0 题目描述
输入两个单调递增的链表,输出两个链表合成后的链表,当然我们需要合成后的链表满足单调不减规则。
1 解法一
使用两个指针,分别指向两个链表,每次添加较小的那个到新的链表中即可。注意,当其中一个链表的结点全部都被添加后,将另外一个链表剩余部分全部添加到新链表。
创建一个无用的头结点,便于操作。
1.1 开辟新的空间,不影响原链表
1.1.1 C++
/*
struct ListNode {
int val;
struct ListNode *next;
ListNode(int x) :
val(x), next(NULL) {
}
};*/
class Solution
{
public:
ListNode *Merge(ListNode *pHead1, ListNode *pHead2)
{
ListNode *head = new ListNode(0), *current = head;
while (pHead1 && pHead2)
{
if (pHead1->val <= pHead2->val)
{
current->next = new ListNode(pHead1->val);
pHead1 = pHead1->next;
}
else
{
current->next = new ListNode(pHead2->val);
pHead2 = pHead2->next;
}
current = current->next;
}
while (pHead1)
{
current->next = new ListNode(pHead1->val);
pHead1 = pHead1->next;
current = current->next;
}
while (pHead2)
{
current->next = new ListNode(pHead2->val);
pHead2 = pHead2->next;
current = current->next;
}
return head->next;
}
};
1.1.2 Java
/*
public class ListNode {
int val;
ListNode next = null;
ListNode(int val) {
this.val = val;
}
}*/
public class Solution {
public ListNode Merge(ListNode list1, ListNode list2) {
ListNode head = new ListNode(0), current = head;
while (list1 != null && list2 != null) {
if (list1.val <= list2.val) {
current.next = new ListNode(list1.val);
list1 = list1.next;
} else {
current.next = new ListNode(list2.val);
list2 = list2.next;
}
current = current.next;
}
while (list1 != null) {
current.next = new ListNode(list1.val);
list1 = list1.next;
current = current.next;
}
while (list2 != null) {
current.next = new ListNode(list2.val);
list2 = list2.next;
current = current.next;
}
return head.next;
}
}
1.2 不开辟新空间,直接在原链表进行修改
1.2.1 C++
/*
struct ListNode {
int val;
struct ListNode *next;
ListNode(int x) :
val(x), next(NULL) {
}
};*/
class Solution
{
public:
ListNode *Merge(ListNode *pHead1, ListNode *pHead2)
{
ListNode *head = new ListNode(0), *current = head;
while (pHead1 && pHead2)
{
if (pHead1->val <= pHead2->val)
{
current->next = pHead1;
pHead1 = pHead1->next;
}
else
{
current->next = pHead2;
pHead2 = pHead2->next;
}
current = current->next;
}
current->next = pHead1 ? pHead1 : pHead2;
return head->next;
}
};
1.2.2 Java
/*
public class ListNode {
int val;
ListNode next = null;
ListNode(int val) {
this.val = val;
}
}*/
public class Solution {
public ListNode Merge(ListNode list1, ListNode list2) {
ListNode head = new ListNode(0), current = head;
while (list1 != null && list2 != null) {
if (list1.val <= list2.val) {
current.next = list1;
list1 = list1.next;
} else {
current.next = list2;
list2 = list2.next;
}
current = current.next;
}
current.next = list1 != null ? list1 : list2;
return head.next;
}
}
2 解法二
使用递归完成上述过程,可以开辟新空间,也可以直接在原链表上修改。
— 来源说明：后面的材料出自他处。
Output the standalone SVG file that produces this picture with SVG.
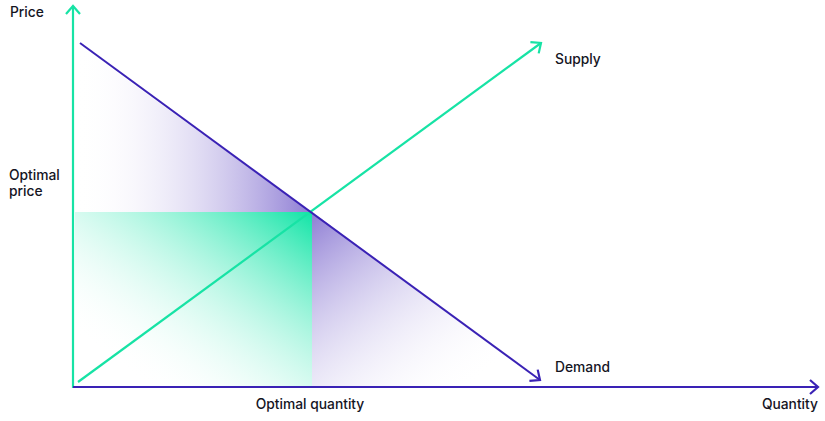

这里是直接在原链表上修改。
2.1 C++
/*
struct ListNode {
int val;
struct ListNode *next;
ListNode(int x) :
val(x), next(NULL) {
}
};*/
class Solution
{
public:
ListNode *Merge(ListNode *pHead1, ListNode *pHead2)
{
ListNode *head;
if (pHead1 && pHead2)
{
if (pHead1->val <= pHead2->val)
{
head = pHead1;
pHead1->next = Merge(pHead1->next, pHead2);
}
else
{
head = pHead2;
pHead2->next = Merge(pHead2->next, pHead1);
}
}
else
head = pHead1 ? pHead1 : pHead2;
return head;
}
};
2.2 Java
/*
public class ListNode {
int val;
ListNode next = null;
ListNode(int val) {
this.val = val;
}
}*/
public class Solution {
public ListNode Merge(ListNode list1, ListNode list2) {
ListNode head;
if (list1 != null && list2 != null) {
if (list1.val <= list2.val) {
head = list1;
list1.next = Merge(list1.next, list2);
} else {
head = list2;
list2.next = Merge(list2.next, list1);
}
} else
head = list1 != null ? list1 : list2;
return head;
}
}